As simple as Dr. Langell’s idea sounded, getting an inexpensive cellphone camera to take high-quality images in the dark, wet confines of the abdominal cavity posed a number of technical challenges that off-the-shelf solutions sourced overseas didn't handle well.
“Typically, a smartphone sensor is capturing images of a person or a mountain—not something five centimeters away,” says Lane Brooks, a pioneer in digital-camera design and miniaturization who was recruited to the team.
Mr. Brooks concluded that rather than use a camera from an off-the-shelf smartphone system, the team needed to create its own custom optics and image processor. But the team was able to buy other key parts, including the image sensor and LED light, very inexpensively because the huge demand for cellphones has made them cheap commodities.
One early engineering problem was a one- to two-second buffering delay in seeing the image on the screen—a potentially dangerous time lag during surgery. Mr. Brooks designed a custom image-processing pipeline that eliminated the need for buffering. Another issue: Light from the LED leaked into the lens, bleaching out the image.
“We became like plumbers finding each source of the light leaking, and developing ways to block it,” he says.
With those obstacles overcome, Dr. Langell used the Xenoscope last summer to perform minimally invasive surgery on a pig. All went well until he used an electrical cauterizing device to finish the operation, and the electromagnetic interference ruined the video image. That sent the team back to the drawing board to find substitute materials for the tube and ways to shield the sensor and data cables.
By late fall, the team retested the Xenoscope inside turkey carcasses left over from Thanksgiving. Dr. Langell says he was “blown away by the image quality—it’s as good as any laparoscope I’ve used.”
In May, surgeons in India performed a first human test of the Xenoscope in an operation removing fallopian tubes. Drs. Langell and Price observed the procedure and visited the patient at her home the next day. “She was up, mobile and had zero pain,” says Dr. Langell.
NASA interest
Surgeons from Nigeria, Ghana, China and Morocco have expressed interest in the Xenoscope. (So has NASA, which envisions someday doing surgery in space.)

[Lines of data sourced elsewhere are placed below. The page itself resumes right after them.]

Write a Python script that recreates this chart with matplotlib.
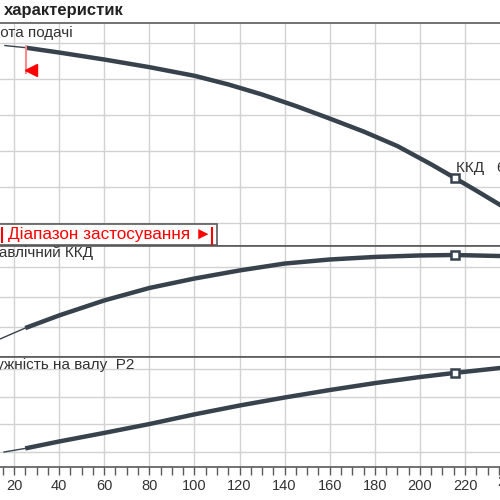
import numpy as np
import matplotlib.pyplot as plt
from matplotlib.patches import Rectangle

plt.rcParams['font.family'] = ['Liberation Sans', 'DejaVu Sans']

# подача, м3/год
q_head = [16, 25, 40, 60, 80, 100, 115, 130, 145, 160, 175, 190, 205, 215.5, 225, 236]
head = [29.65, 29.36, 28.68, 27.71, 26.65, 25.45, 24.25, 22.85, 21.25, 19.51,
        17.71, 15.69, 13.15, 11.25, 9.5, 7.43]

q_eff = [13.8, 25, 40, 60, 80, 100, 120, 140, 160, 180, 200, 215.5, 236]
eff = [12.0, 19.3, 27.7, 37.7, 46.0, 52.3, 57.7, 62.3, 65.0, 66.7, 67.7, 68.0, 67.3]

q_p2 = [15.6, 25, 40, 60, 80, 100, 120, 140, 160, 180, 200, 215.5, 236]
p2 = [1.0, 1.13, 1.38, 1.69, 2.01, 2.36, 2.68, 2.97, 3.24, 3.49, 3.71, 3.86, 4.04]

q_duty = 215.5
q_min = 25.3
xlabels = [20, 40, 60, 80, 100, 120, 140, 160, 180, 200, 220]

line_c = '#37424d'
grid_c = '#d2d2d2'
spine_c = '#5a5a5a'
txt_c = '#333333'

fig = plt.figure(figsize=(5, 5), dpi=100)
ax1 = fig.add_axes([0, 0.508, 1, 0.446])
ax2 = fig.add_axes([0, 0.286, 1, 0.222])
ax3 = fig.add_axes([0, 0.066, 1, 0.220])

xlim = (13.8, 235.5)
for ax in (ax1, ax2, ax3):
    ax.set_xlim(*xlim)
    ax.set_xticks(xlabels)
    ax.set_xticks(np.arange(15, 236, 5), minor=True)
    ax.grid(True, color=grid_c, lw=1)
    ax.set_axisbelow(True)
    for s in ('left', 'right'):
        ax.spines[s].set_visible(False)
    for s in ('top', 'bottom'):
        ax.spines[s].set_color(spine_c)
        ax.spines[s].set_linewidth(1.2)
    ax.tick_params(axis='y', length=0, labelleft=False)

for ax in (ax1, ax2):
    ax.tick_params(axis='x', which='both', length=0, labelbottom=False)

ax3.tick_params(axis='x', which='both', length=6, width=1, color=spine_c,
                labelsize=10.5, labelcolor=txt_c, pad=3)

# висота подачі
ax1.set_ylim(1.81, 32.78)
ax1.set_yticks([5, 10, 15, 20, 25, 30])
ax1.plot(q_head[:2], head[:2], color=line_c, lw=1)
ax1.plot(q_head[1:], head[1:], color=line_c, lw=3.2, solid_capstyle='butt')
i = q_head.index(q_duty)
ax1.plot(q_duty, head[i], 's', ms=6, mfc='white', mec=line_c, mew=1.8)
ax1.text(q_duty + 0.3, head[i] + 1.4, 'ККД   68,1%', fontsize=11, color=txt_c,
         va='center', ha='left', clip_on=False)
ax1.plot([q_min, q_min], [29.4, 25.8], color='#ff8a8a', lw=1.5)
ax1.plot(q_min + 2.3, 26.3, '<', ms=9, color='#ff0000', mec='#ff0000')

# гідравлічний ККД
ax2.set_ylim(0, 74)
ax2.set_yticks([20, 40, 60])
ax2.plot(q_eff[:2], eff[:2], color=line_c, lw=1)
ax2.plot(q_eff[1:], eff[1:], color=line_c, lw=3.2, solid_capstyle='butt')
i = q_eff.index(q_duty)
ax2.plot(q_duty, eff[i], 's', ms=6, mfc='white', mec=line_c, mew=1.8)

# потужність на валу
ax3.set_ylim(0.458, 4.434)
ax3.set_yticks([1, 2, 3, 4])
ax3.plot(q_p2[:2], p2[:2], color=line_c, lw=1)
ax3.plot(q_p2[1:], p2[1:], color=line_c, lw=3.2, solid_capstyle='butt')
i = q_p2.index(q_duty)
ax3.plot(q_duty, p2[i], 's', ms=6, mfc='white', mec=line_c, mew=1.8)

# підписи
fig.text(0.008, 0.978, 'характеристик', fontsize=12, fontweight='bold',
         color='#222222', va='center', ha='left')
fig.text(0.146, 0.934, 'Висота подачі', fontsize=11, color=txt_c,
         va='center', ha='right')
fig.text(0.187, 0.493, 'Гідравлічний ККД', fontsize=11, color=txt_c,
         va='center', ha='right')
fig.text(0.268, 0.270, 'Потужність на валу  P2', fontsize=11, color=txt_c,
         va='center', ha='right')
fig.text(1.02, 0.036, '240', fontsize=10.5, color=txt_c, va='center', ha='center')

# діапазон застосування
box = Rectangle((-0.01, 1 - 245 / 500), 0.444, 21 / 500, transform=fig.transFigure,
                facecolor='white', edgecolor=spine_c, lw=1.2, zorder=2)
fig.patches.append(box)
fig.text(0.016, 1 - 235 / 500, 'Діапазон застосування ►', fontsize=12.3,
         color='#ff0000', va='center', ha='left', zorder=3)
fig.add_artist(plt.Line2D([0.424, 0.424], [1 - 244 / 500, 1 - 228 / 500],
                          transform=fig.transFigure, color='#ff0000', lw=1.5, zorder=3))
fig.add_artist(plt.Line2D([0.003, 0.003], [1 - 242 / 500, 1 - 228 / 500],
                          transform=fig.transFigure, color='#ff0000', lw=1.5, zorder=3))

fig.savefig('out.png', dpi=100)
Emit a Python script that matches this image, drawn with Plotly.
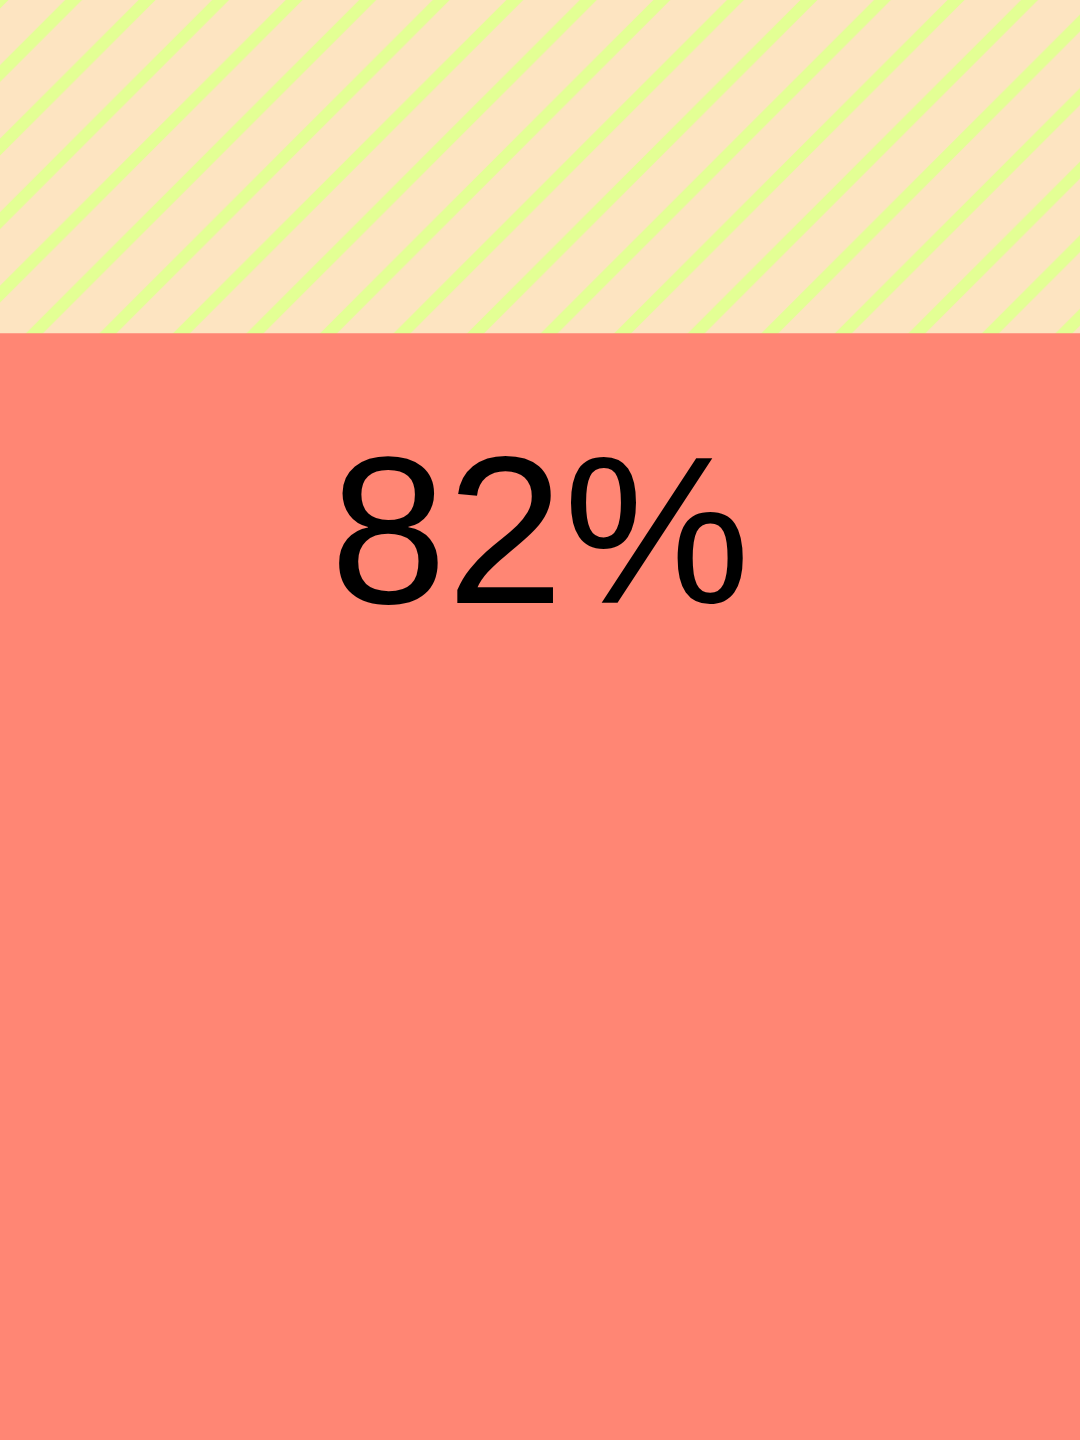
import plotly.graph_objects as go

# Datos
categorias = ['Progreso']
valores = [82]
etiquetas = ['82%']
tope = [106.7]  # fondo del indicador (escala completa)

fig = go.Figure()

# barra de fondo con rayado
fig.add_trace(go.Bar(
    x=categorias, y=tope,
    width=1,
    marker=dict(
        color='#FDE4C1',
        line=dict(width=0),
        pattern=dict(shape='/', bgcolor='#FDE4C1', fgcolor='#E3FF94',
                     size=52, solidity=0.23, fillmode='replace'),
    ),
    hoverinfo='skip',
    showlegend=False,
))

# barra del valor
fig.add_trace(go.Bar(
    x=categorias, y=valores,
    width=1,
    marker=dict(color='#FF8674', line=dict(width=0)),
    showlegend=False,
))

fig.add_annotation(
    x=categorias[0], y=67.4, text=etiquetas[0],
    showarrow=False, yanchor='middle',
    font=dict(family='Liberation Sans, Arial, sans-serif', size=210, color='black'),
)

fig.update_layout(
    width=1080, height=1440,
    margin=dict(l=0, r=0, t=0, b=0),
    barmode='overlay',
    paper_bgcolor='#FF8674',
    plot_bgcolor='#FF8674',
    xaxis=dict(visible=False, range=[-0.5, 0.5]),
    yaxis=dict(visible=False, range=[0, tope[0]]),
)

fig.write_html("out.html", config={'displayModeBar': False},
               post_script="document.body.style.margin='0';")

There are still hurdles ahead. The team has asked the U.S. Food and Drug Administration and the European Union to designate the Xenoscope as substantially equivalent to existing technology, which means it could forego lengthy clinical trials. Also, Dr. Langell wants to wait until the FDA and EU regulators are satisfied before the company rolls out the Xenoscope more broadly.
Xenocor needs to raise $5 million in Series A funding to gear up manufacturing. It hopes to form partnerships with companies in developing countries that can assemble and distribute the Xenoscope locally. It also hopes to market the tool in the U.S. as a single-use device, eliminating the threat of infection posed by laparoscopes.
Dr. Price, who practices at Intermountain Healthcare in Salt Lake City, and colleagues at three nearby hospitals have proposed a trial comparing the quality of the Xenoscope to traditional laparoscopic equipment. If an $85 device does perform just as well as one that costs thousands of dollars, Dr. Price says, “could it drive down the cost of minimally invasive surgery and disrupt our own high-price health care? I hope so.”